So even thought I think about writing everyday, I stray far away from it all and then wonder what in the hell was I doing NOT putting it down.
Like I lost the memories and the moments. GRRR.
Its my own damn doing but Grrr none the less.
So here is the funny for the weekend. The midget who is now 7 was in the bathroom, WAY too long. And yes, even now when she is quite, you had better beware - she is up to no good. Whether it be cutting her hair, putting on make-up, spraying some gawd awful perfurm and now plucking her eyebrows. Yes folks, this 7 yr old child, decided to pluck her eyebrows. Now she looks like she has the mange on her face. She has for the most part pretty thick eyebrows, she is dark haired, brown eyed girl that takes after her father - so the eyebrows are unruly.
And now, they are spotty.
If she wasnt so darn funny, I swear I would kill her. She was already so upset when she finally realized what she had accomplished so I did not laugh out loud (which was a feat!) and I did not punish her; walking around with those eyebrows is gonna be punishment enough.
The right one she plucked the far tip on top and on bottom so the part which is next to her eye is thick and good. The left one did not fair so well, she plucked this one in the thick part and make it mostly bare.
First off, what child PLUCKS? For the record, I wax! I barely pluck. And this child, so damn determined, sat down, bathroom door closed, I am assuming she sat in the sink. She has seen me do it a thousand times before. So im sure she plooped her little butt in the sink, got in the white cabinet, which I am sure was speaking to her saying ' look in the cabinet and see what things are in here.' So rather than grabbing the scissors she went for the pretty pink tweezers and went to town. One or two plucks and my eyes are watering and I am OUT. Hell not this determined child, she did both eyes! Determination and sass will apparently get you just about anywhere.
So today for 2nd grade I sat her down and tried to pencile in her eyebrows. haha!
And with it being 101 degrees today, I am sure her face melted off on the playground.
So dear midget, I am glad no one made fun of you today, and tonight as we said prayers and you prayed that your eyebrows grow back, I pray the same and that next time you look in the cabinet you just grab the floss!
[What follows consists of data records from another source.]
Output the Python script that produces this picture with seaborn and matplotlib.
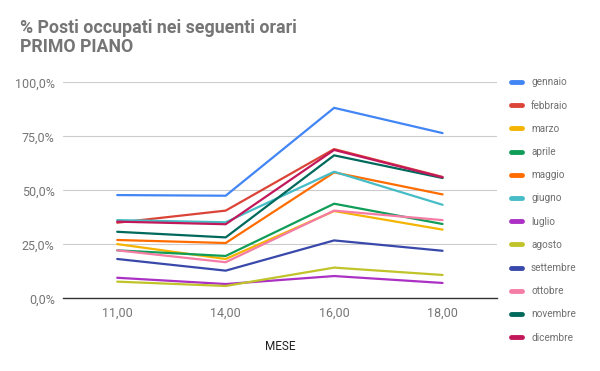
import matplotlib
matplotlib.use("Agg")
import matplotlib.pyplot as plt
import seaborn as sns
import pandas as pd
from matplotlib.lines import Line2D
from matplotlib.ticker import FuncFormatter

orari = ["11,00", "14,00", "16,00", "18,00"]
mesi = ["gennaio", "febbraio", "marzo", "aprile", "maggio", "giugno",
        "luglio", "agosto", "settembre", "ottobre", "novembre", "dicembre"]
gennaio = [47.8, 47.5, 88.2, 76.5]
febbraio = [35.0, 40.6, 69.1, 56.2]
marzo = [25.1, 18.2, 40.4, 31.8]
aprile = [22.2, 19.6, 43.8, 34.4]
maggio = [27.0, 25.6, 58.3, 48.1]
giugno = [36.2, 35.2, 58.6, 43.3]
luglio = [9.5, 6.6, 10.3, 7.1]
agosto = [7.7, 5.7, 14.2, 10.8]
settembre = [18.2, 12.8, 26.8, 22.0]
ottobre = [22.2, 16.7, 40.6, 36.2]
novembre = [30.8, 28.2, 66.2, 55.7]
dicembre = [35.5, 34.3, 68.7, 56.0]
serie = [gennaio, febbraio, marzo, aprile, maggio, giugno,
         luglio, agosto, settembre, ottobre, novembre, dicembre]
colori = ["#4285F4", "#DB4437", "#F4B400", "#0F9D58", "#FF6D01", "#46BDC6",
          "#AB30C4", "#C0C42A", "#3949AB", "#F57CA5", "#00695C", "#C2185B"]

rows = []
for m, vals in zip(mesi, serie):
    for o, v in zip(orari, vals):
        rows.append({"orario": o, "mese": m, "valore": v / 100.0})
df = pd.DataFrame(rows)

sns.set_theme(style="white")
plt.rcParams["font.family"] = ["Roboto", "DejaVu Sans"]

fig = plt.figure(figsize=(6, 3.71), dpi=100)
ax = fig.add_axes([0.105, 0.196, 0.723, 0.582])

palette = dict(zip(mesi, colori))
sns.lineplot(data=df, x="orario", y="valore", hue="mese", palette=palette,
             hue_order=mesi, linewidth=1.6, ax=ax, legend=False, sort=False)

ax.set_xlim(-0.5, 3.5)
ax.set_ylim(0, 1.0)
ax.set_yticks([0, 0.25, 0.5, 0.75, 1.0])
ax.yaxis.set_major_formatter(FuncFormatter(lambda v, p: f"{v*100:.1f}%".replace(".", ",")))
ax.grid(axis="y", color="#cccccc", linewidth=0.8)
ax.grid(axis="x", visible=False)
for s in ["top", "right", "left"]:
    ax.spines[s].set_visible(False)
ax.spines["bottom"].set_color("#333333")
ax.spines["bottom"].set_linewidth(1.0)
ax.tick_params(axis="both", length=0, labelsize=9, colors="#757575", pad=6)
ax.set_xlabel("MESE", fontsize=8.5, color="#222222", labelpad=15)
ax.set_ylabel("")

handles = [Line2D([0], [0], color=c, linewidth=3.5) for c in colori]
leg = fig.legend(handles, mesi, loc="upper left", bbox_to_anchor=(0.845, 0.802),
                 frameon=False, fontsize=7.2, handlelength=1.1, handletextpad=0.9,
                 labelspacing=1.32, borderaxespad=0)
for t in leg.get_texts():
    t.set_color("#6f6f6f")

fig.text(0.033, 0.95, "% Posti occupati nei seguenti orari\nPRIMO PIANO",
         fontsize=12.8, fontweight="bold", color="#757575", va="top", ha="left",
         linespacing=1.1)

fig.savefig("out.png", dpi=100)
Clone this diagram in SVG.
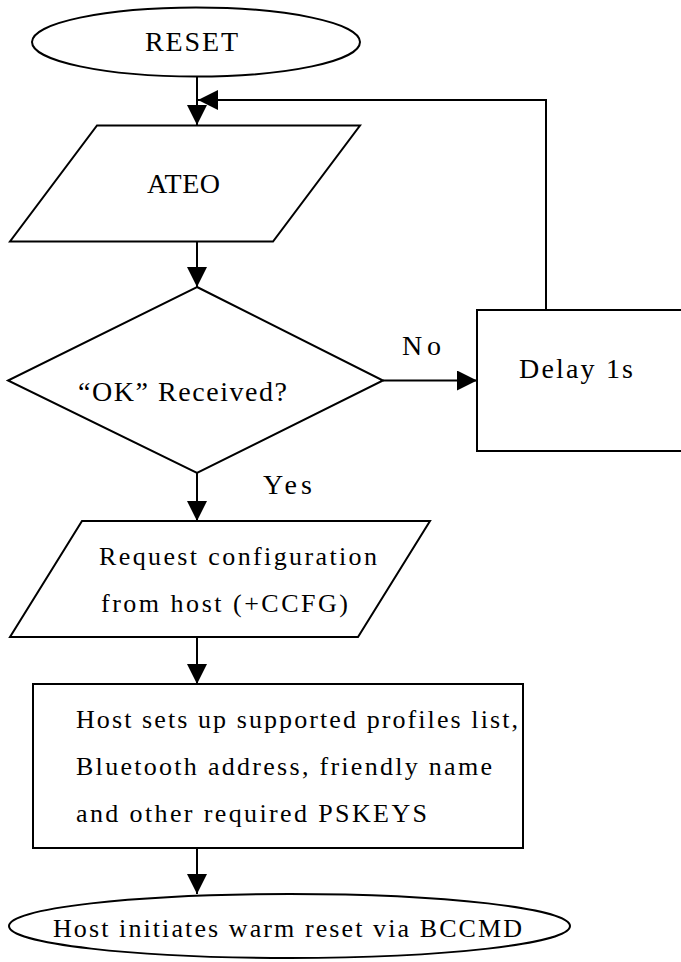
<svg xmlns="http://www.w3.org/2000/svg" width="681" height="962" viewBox="0 0 681 962">
<style>
.shape{fill:#fff;stroke:#000;stroke-width:2}
.conn{fill:none;stroke:#000;stroke-width:2}
text{font-family:"Liberation Serif","Times New Roman",serif;fill:#000}
.big{font-size:28px}
.mid{font-size:26px}
</style>
<defs>
<marker id="arr" viewBox="0 0 20 20" refX="20" refY="10" markerWidth="20" markerHeight="20" markerUnits="userSpaceOnUse" orient="auto">
<path d="M0,0 L20,10 L0,20 z" fill="#000"/>
</marker>
</defs>
<rect width="681" height="962" fill="#fff"/>
<g id="connectors">
<path class="conn" d="M197,76 L197,125" marker-end="url(#arr)"/>
<path class="conn" d="M546,310 L546,100 L198,100" marker-end="url(#arr)"/>
<path class="conn" d="M197,242 L197,287" marker-end="url(#arr)"/>
<path class="conn" d="M383,380.5 L477,380.5" marker-end="url(#arr)"/>
<path class="conn" d="M197,473 L197,521" marker-end="url(#arr)"/>
<path class="conn" d="M197,637 L197,684" marker-end="url(#arr)"/>
<path class="conn" d="M197,848 L197,894" marker-end="url(#arr)"/>
<text class="big" x="402" y="355" textLength="39" lengthAdjust="spacing">No</text>
<text class="big" x="263" y="494" textLength="49" lengthAdjust="spacing">Yes</text>
</g>
<g id="reset">
<ellipse class="shape" cx="196" cy="42" rx="164" ry="34.5"/>
<text class="big" x="145" y="51" textLength="93" lengthAdjust="spacing">RESET</text>
</g>
<g id="ateo">
<polygon class="shape" points="97,125.5 360,125.5 273,241.5 10,241.5"/>
<text class="big" x="147" y="193" textLength="73" lengthAdjust="spacing">ATEO</text>
</g>
<g id="ok-received">
<polygon class="shape" points="197,287 383,380.5 197,473 8,380.5"/>
<text class="big" x="78" y="401" textLength="209" lengthAdjust="spacing">“OK” Received?</text>
</g>
<g id="delay">
<rect class="shape" x="477" y="310" width="220" height="141"/>
<text class="big" x="519" y="378" textLength="114" lengthAdjust="spacing">Delay 1s</text>
</g>
<g id="request">
<polygon class="shape" points="82,521 430,521 358,637 10,637"/>
<text class="mid" x="99" y="565" textLength="278" lengthAdjust="spacing">Request configuration</text>
<text class="mid" x="101" y="612" textLength="247" lengthAdjust="spacing">from host (+CCFG)</text>
</g>
<g id="host-setup">
<rect class="shape" x="33" y="684" width="490" height="164"/>
<text class="mid" x="76" y="728" textLength="442" lengthAdjust="spacing">Host sets up supported profiles list,</text>
<text class="mid" x="76" y="775" textLength="416" lengthAdjust="spacing">Bluetooth address, friendly name</text>
<text class="mid" x="76" y="822" textLength="351" lengthAdjust="spacing">and other required PSKEYS</text>
</g>
<g id="warm-reset">
<ellipse class="shape" cx="289.5" cy="926" rx="280.5" ry="32"/>
<text class="mid" x="53" y="937" textLength="469" lengthAdjust="spacing">Host initiates warm reset via BCCMD</text>
</g>
</svg>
This past weekend Ry the 12 yr old had his first football game. Its like I have gumby and the midget in my house. He continues to grow at a rate that suprises even me. He is all arms, leggs and feet. He has that soft glow about him that makes you smile and feel warm, where as his sister has this smile that will light up a room and her presence will make you want to be in her space because you just know what ever she decides to do, it will be BIG. Ry on the other hand will suprise you with his shyness and then turn fierce. To this day the fact that he plays football amazes me, the fact that he plays well takes my breath away. This past weekend he made a touchdown and I screamed and clapped like crazy person I can be. I watched him play offsense and defense and never get taken off the field, not once. He encouraged kids, patted their backs, helped them up and encouraged them when a play did not go right. He is by far a better person than I was at that age and even now at 38, he makes me want to be kind with a splash of grace. I watch him and I cry, you know those silent tears and let just one or two slip away.
As he enters the 7th grade I pray things don't jade him, I pray he keeps his kindness and grace. He will trip and fall and he will make mistakes. Hell there are times when he is sassy as hell and as he attempts to deal with 12 yr old hormoans, school, girls, and parents that are seperated. I know he will fail here and there. But I am amazed that so far for the last 12 years, we have made it basically unharmed. Hopefully not too scarred. He still smiles, still kisses me, still walks up to me in the kitchen and huggs me and tells me he loves me. I am soaking it up with a straw and praying as things change in his little life he has enough of a foundation to keep his wisdom and grace. Hell he is gonne need it to try to goat rope his sister! I pray they are the best of friends. YOu know that kind that its okay if thy don't like each other, its okay if they want to talk bad about each other - but NO one else better because they turn fierce in defending each other. A trait that is a common thread in every aspect of their life.
As we enter in to the latter part of 2013 I am still trying to remain positive. Trying do personal growth and have faith that it is all going to come together. Damit I am tired of being alone. I've tried that damn match.com and it made my skin crawl. I am not sure anymore how to meet anyone. I am also not sure that my work environment leads its self to making it easy for guys to approach me and get the first hello. Hell, some guy called me the other day at work, wrong number. He said ' hey, you sound cute..whats your name." I just hung up. When did it get this hard to meet people? I guess because like me - for 11 years, they are married with kids. Anyway, am staying prayed up, reading each and every night and wishing like hell that I would keep committed to this blog.
So for right here, right now we are good. We are blessed, we are healthy and we are smiling...and when we look at the midget we smile a bit bigger.